- _Given problem_
Skip all pictures, then copy the lines from the start of the data through the line with "const DEC_TICKS = [48, 47, 46];", keeping both ends.
--- START OF Collected data ---
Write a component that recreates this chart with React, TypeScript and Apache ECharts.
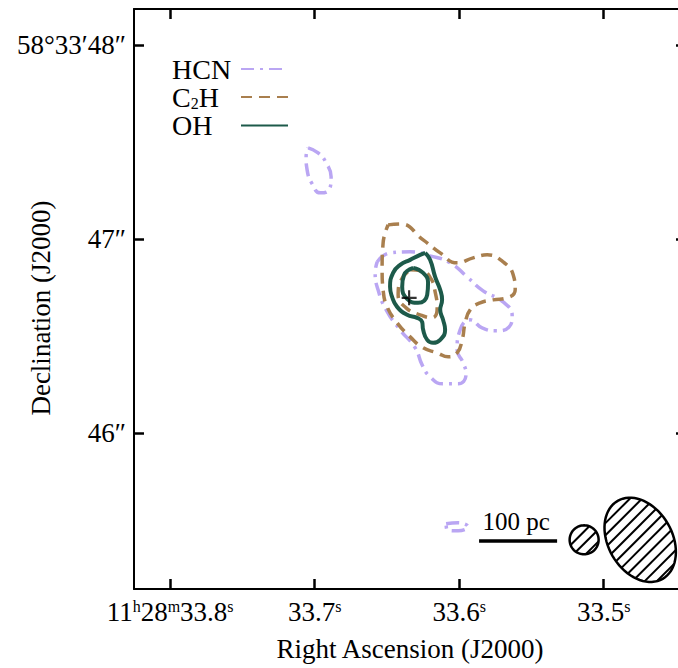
import React, { useEffect, useRef } from "react";
import * as echarts from "echarts";

// Axis ticks (RA in seconds of time, Dec in arcseconds)
const RA_TICKS = [33.8, 33.7, 33.6, 33.5];
const DEC_TICKS = [48, 47, 46];

// Contours: [RA (s), Dec (")]; ["-", "-"] separates closed contours
const GAP: [string, string] = ["-", "-"];

const HCN_SMALL: number[][] = [
  [33.7045, 47.4691], [33.6976, 47.4433], [33.692, 47.3918], [33.6886, 47.3196],
  [33.69, 47.2526], [33.6962, 47.2371], [33.7017, 47.2835], [33.7052, 47.3557],
  [33.7059, 47.4227], [33.7045, 47.4691],
];
const HCN_MAIN: number[][] = [
  [33.6567, 46.8814], [33.6478, 46.9278], [33.6339, 46.933], [33.6201, 46.9124],
  [33.6062, 46.8763], [33.5945, 46.8041], [33.5834, 46.732], [33.5696, 46.6753],
  [33.5633, 46.6031], [33.5654, 46.5464], [33.5744, 46.5258], [33.5841, 46.5412],
  [33.5924, 46.5825], [33.5993, 46.5309], [33.6014, 46.4278], [33.5972, 46.3608],
  [33.5952, 46.3041], [33.6007, 46.2526], [33.6111, 46.2526], [33.6201, 46.2887],
  [33.6256, 46.3505], [33.6304, 46.4381], [33.6408, 46.5309], [33.6505, 46.634],
  [33.6561, 46.7371], [33.6581, 46.8247], [33.6567, 46.8814],
];
const HCN_BLOB: number[][] = [
  [33.609, 45.5309], [33.6007, 45.5361], [33.5938, 45.5155], [33.6007, 45.4948],
  [33.6083, 45.5], [33.609, 45.5309],
];

const C2H_OUTER: number[][] = [
  [33.6491, 47.0722], [33.6408, 47.0773], [33.6249, 46.9948], [33.6131, 46.9278],
  [33.6014, 46.8763], [33.5903, 46.9021], [33.5806, 46.9175], [33.5696, 46.8814],
  [33.5626, 46.8144], [33.5612, 46.7371], [33.5668, 46.6959], [33.5765, 46.6856],
  [33.5855, 46.6701], [33.5924, 46.634], [33.5958, 46.567], [33.5979, 46.4794],
  [33.6014, 46.4124], [33.6076, 46.3918], [33.6152, 46.4124], [33.6249, 46.4381],
  [33.6339, 46.4948], [33.6429, 46.567], [33.6498, 46.6495], [33.6526, 46.7371],
  [33.6533, 46.8402], [33.6526, 46.9794], [33.6491, 47.0722],
];
const C2H_INNER: number[][] = [
  [33.6339, 46.8402], [33.6256, 46.8351], [33.6194, 46.7938], [33.6166, 46.7268],
  [33.6152, 46.6443], [33.6187, 46.5928], [33.627, 46.6082], [33.6367, 46.6443],
  [33.6422, 46.7113], [33.6401, 46.7887], [33.6339, 46.8402],
];

const OH_OUTER: number[][] = [
  [33.6235, 46.9278], [33.6201, 46.8918], [33.6166, 46.8041], [33.6131, 46.7371],
  [33.6118, 46.6856], [33.6131, 46.634], [33.6111, 46.5825], [33.6097, 46.5309],
  [33.6131, 46.4794], [33.618, 46.4639], [33.6221, 46.4794], [33.6249, 46.5309],
  [33.6256, 46.5722], [33.6291, 46.5928], [33.636, 46.6082], [33.6429, 46.6495],
  [33.6464, 46.701], [33.6478, 46.7526], [33.6457, 46.8247], [33.6408, 46.866],
  [33.6339, 46.8918], [33.627, 46.9175], [33.6235, 46.9278],
];
const OH_INNER: number[][] = [
  [33.6318, 46.8505], [33.6249, 46.8247], [33.6215, 46.7732], [33.6221, 46.7113],
  [33.6284, 46.6701], [33.636, 46.6907], [33.6394, 46.7526], [33.6381, 46.8144],
  [33.6318, 46.8505],
];

// Reference position marker
const CROSS: number[][] = [[33.6346, 46.696]];

// Beams: [RA, Dec, semi-major ("), semi-minor ("), position angle (deg)]
const BEAMS: number[][] = [
  [33.5135, 45.4485, 0.0747, 0.0747, 0],
  [33.4747, 45.4485, 0.232, 0.165, 30],
];

// Scale bar: [RA start, RA end, Dec]
const SCALE_BAR: number[][] = [[33.5862, 33.5322, 45.443]];
const SCALE_LABEL = "100 pc";

const FONT = '"Liberation Serif", "DejaVu Serif", serif';
const COLORS = { HCN: "#baa6f3", C2H: "#a97f4e", OH: "#1d5a4a" };

const joinContours = (...parts: number[][][]) => {
  const out: any[] = [];
  parts.forEach((p, i) => {
    if (i > 0) out.push(GAP);
    out.push(...p);
  });
  return out;
};

export default function App() {
  const ref = useRef<HTMLDivElement>(null);

  useEffect(() => {
    if (!ref.current) return;
    const chart = echarts.init(ref.current, null, { renderer: "svg" });

    const axisLine = { show: true, lineStyle: { color: "#000", width: 2 } };
    const raTick = {
      show: true, inside: true, length: 10, customValues: RA_TICKS,
      lineStyle: { color: "#000", width: 2.5 },
    };
    const decTick = {
      show: true, inside: true, length: 10, customValues: DEC_TICKS,
      lineStyle: { color: "#000", width: 2.5 },
    };
    const xRange = { min: 33.443, max: 33.825, inverse: true };
    const yRange = { min: 45.195, max: 48.185 };

    const beamRender = (params: any, api: any) => {
      const c = api.coord([api.value(0), api.value(1)]);
      const pxPerArcsec = api.size([0, 1])[1];
      const a = api.value(2) * pxPerArcsec;
      const b = api.value(3) * pxPerArcsec;
      const phi = (api.value(4) * Math.PI) / 180;
      const e1 = [Math.cos(phi), -Math.sin(phi)]; // minor axis
      const e2 = [Math.sin(phi), Math.cos(phi)]; // major axis
      const pts: number[][] = [];
      for (let k = 0; k < 72; k++) {
        const t = (k / 72) * Math.PI * 2;
        const u = b * Math.cos(t);
        const v = a * Math.sin(t);
        pts.push([c[0] + u * e1[0] + v * e2[0], c[1] + u * e1[1] + v * e2[1]]);
      }
      // diagonal hatching clipped to the ellipse
      const dir = [Math.SQRT1_2, -Math.SQRT1_2];
      const nrm = [Math.SQRT1_2, Math.SQRT1_2];
      const spacing = 8.6;
      const lines: any[] = [];
      const du = dir[0] * e1[0] + dir[1] * e1[1];
      const dv = dir[0] * e2[0] + dir[1] * e2[1];
      const nu = nrm[0] * e1[0] + nrm[1] * e1[1];
      const nv = nrm[0] * e2[0] + nrm[1] * e2[1];
      for (let s = -a; s <= a; s += spacing) {
        const u0 = s * nu;
        const v0 = s * nv;
        const A = (du * du) / (b * b) + (dv * dv) / (a * a);
        const B = 2 * ((u0 * du) / (b * b) + (v0 * dv) / (a * a));
        const C = (u0 * u0) / (b * b) + (v0 * v0) / (a * a) - 1;
        const disc = B * B - 4 * A * C;
        if (disc <= 0) continue;
        const t1 = (-B - Math.sqrt(disc)) / (2 * A);
        const t2 = (-B + Math.sqrt(disc)) / (2 * A);
        const bx = c[0] + s * nrm[0];
        const by = c[1] + s * nrm[1];
        lines.push({
          type: "line",
          shape: {
            x1: bx + t1 * dir[0], y1: by + t1 * dir[1],
            x2: bx + t2 * dir[0], y2: by + t2 * dir[1],
          },
          style: { stroke: "#000", lineWidth: 2 },
        });
      }
      return {
        type: "group",
        children: [
          ...lines,
          {
            type: "polygon",
            shape: { points: pts },
            style: { fill: "none", stroke: "#000", lineWidth: 2.5 },
          },
        ],
      };
    };

    const scaleRender = (params: any, api: any) => {
      const p1 = api.coord([api.value(0), api.value(2)]);
      const p2 = api.coord([api.value(1), api.value(2)]);
      return {
        type: "group",
        children: [
          {
            type: "line",
            shape: { x1: p1[0], y1: p1[1], x2: p2[0], y2: p2[1] },
            style: { stroke: "#000", lineWidth: 3.5 },
          },
          {
            type: "text",
            style: {
              text: SCALE_LABEL,
              x: (p1[0] + p2[0]) / 2 - 2,
              y: p1[1] - 7,
              fill: "#000",
              font: `25px ${FONT}`,
              align: "center",
              verticalAlign: "bottom",
            },
          },
        ],
      };
    };

    const raFormatter = (v: number) => {
      const s = v.toFixed(1);
      if (Math.abs(v - 33.8) < 1e-6) {
        return `{n|11}{s|h}{n|28}{s|m}{n|${s}}{s|s}`;
      }
      return `{n|${s}}{s|s}`;
    };
    const decFormatter = (v: number) =>
      Math.abs(v - 48) < 1e-6 ? "58°33\u203248\u2033" : `${Math.round(v)}\u2033`;

    chart.setOption({
      animation: false,
      backgroundColor: "#fff",
      textStyle: { fontFamily: FONT },
      grid: {
        left: 134, top: 9, width: 552, height: 580,
        containLabel: false, outerBoundsMode: "none",
      },
      legend: {
        data: ["HCN", "C2H", "OH"],
        left: 167,
        top: 50,
        orient: "vertical",
        align: "right",
        itemWidth: 47,
        itemHeight: 14,
        itemGap: 0,
        selectedMode: false,
        itemStyle: { opacity: 0 },
        formatter: (name: string) =>
          name === "C2H" ? "{n|C}{sub|2}{n|H}" : `{n|${name}}`,
        textStyle: {
          width: 64,
          rich: {
            n: {
              fontSize: 28, lineHeight: 29, fontFamily: FONT, color: "#000",
              align: "left",
            },
            sub: {
              fontSize: 16, lineHeight: 12, verticalAlign: "bottom",
              fontFamily: FONT, color: "#000", align: "left",
            },
          },
        },
      },
      xAxis: [
        {
          type: "value", position: "bottom", ...xRange,
          axisLine, axisTick: raTick, splitLine: { show: false },
          axisLabel: {
            customValues: RA_TICKS, margin: 9, formatter: raFormatter,
            rich: {
              n: { fontSize: 27, lineHeight: 28, fontFamily: FONT, color: "#000" },
              s: {
                fontSize: 16, lineHeight: 15, verticalAlign: "top",
                fontFamily: FONT, color: "#000",
              },
            },
          },
          name: "Right Ascension (J2000)",
          nameLocation: "middle",
          nameGap: 46,
          nameTextStyle: { fontSize: 27, fontFamily: FONT, color: "#000" },
        },
        {
          type: "value", position: "top", ...xRange,
          axisLine, axisTick: raTick, splitLine: { show: false },
          axisLabel: { show: false },
        },
      ],
      yAxis: [
        {
          type: "value", position: "left", ...yRange,
          axisLine, axisTick: decTick, splitLine: { show: false },
          axisLabel: {
            customValues: DEC_TICKS, margin: 8, formatter: decFormatter,
            fontSize: 27, fontFamily: FONT, color: "#000",
          },
          name: "Declination (J2000)",
          nameLocation: "middle",
          nameGap: 80,
          nameMoveOverlap: false,
          nameRotate: 90,
          nameTextStyle: {
            fontSize: 27, fontFamily: FONT, color: "#000", padding: [0, 18, 0, 0],
          },
        },
        {
          type: "value", position: "right", ...yRange,
          axisLine, axisTick: decTick, splitLine: { show: false },
          axisLabel: { show: false },
        },
      ],
      series: [
        {
          name: "HCN", type: "line", symbol: "none", smooth: 0.5,
          connectNulls: false,
          data: joinContours(HCN_SMALL, HCN_MAIN, HCN_BLOB),
          lineStyle: { color: COLORS.HCN, width: 3.5, type: [13, 6, 3, 6] },
          itemStyle: { color: COLORS.HCN },
          z: 2,
        },
        {
          name: "C2H", type: "line", symbol: "none", smooth: 0.5,
          connectNulls: false,
          data: joinContours(C2H_OUTER, C2H_INNER),
          lineStyle: { color: COLORS.C2H, width: 3.5, type: [11, 7] },
          itemStyle: { color: COLORS.C2H },
          z: 3,
        },
        {
          name: "OH", type: "line", symbol: "none", smooth: 0.5,
          connectNulls: false,
          data: joinContours(OH_OUTER, OH_INNER),
          lineStyle: { color: COLORS.OH, width: 4 },
          itemStyle: { color: COLORS.OH },
          z: 4,
        },
        {
          type: "scatter", data: CROSS, z: 5,
          symbol: "path://M-1,-7h2v14h-2zM-7,-1h14v2h-14z",
          symbolSize: 15,
          itemStyle: { color: "#000" },
        },
        {
          type: "custom", data: BEAMS, renderItem: beamRender,
          encode: { x: 0, y: 1 }, z: 5,
        },
        {
          type: "custom", data: SCALE_BAR, renderItem: scaleRender,
          encode: { x: [0, 1], y: 2 }, z: 5,
        },
      ],
    });

    return () => chart.dispose();
  }, []);

  return (
    <div
      ref={ref}
      style={{ position: "fixed", left: 0, top: 0, width: 678, height: 668 }}
    />
  );
}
--- END OF Collected data ---
- _Result of this exercise_
Write a component that recreates this chart with React, TypeScript and Apache ECharts.
import React, { useEffect, useRef } from "react";
import * as echarts from "echarts";

// Axis ticks (RA in seconds of time, Dec in arcseconds)
const RA_TICKS = [33.8, 33.7, 33.6, 33.5];
const DEC_TICKS = [48, 47, 46];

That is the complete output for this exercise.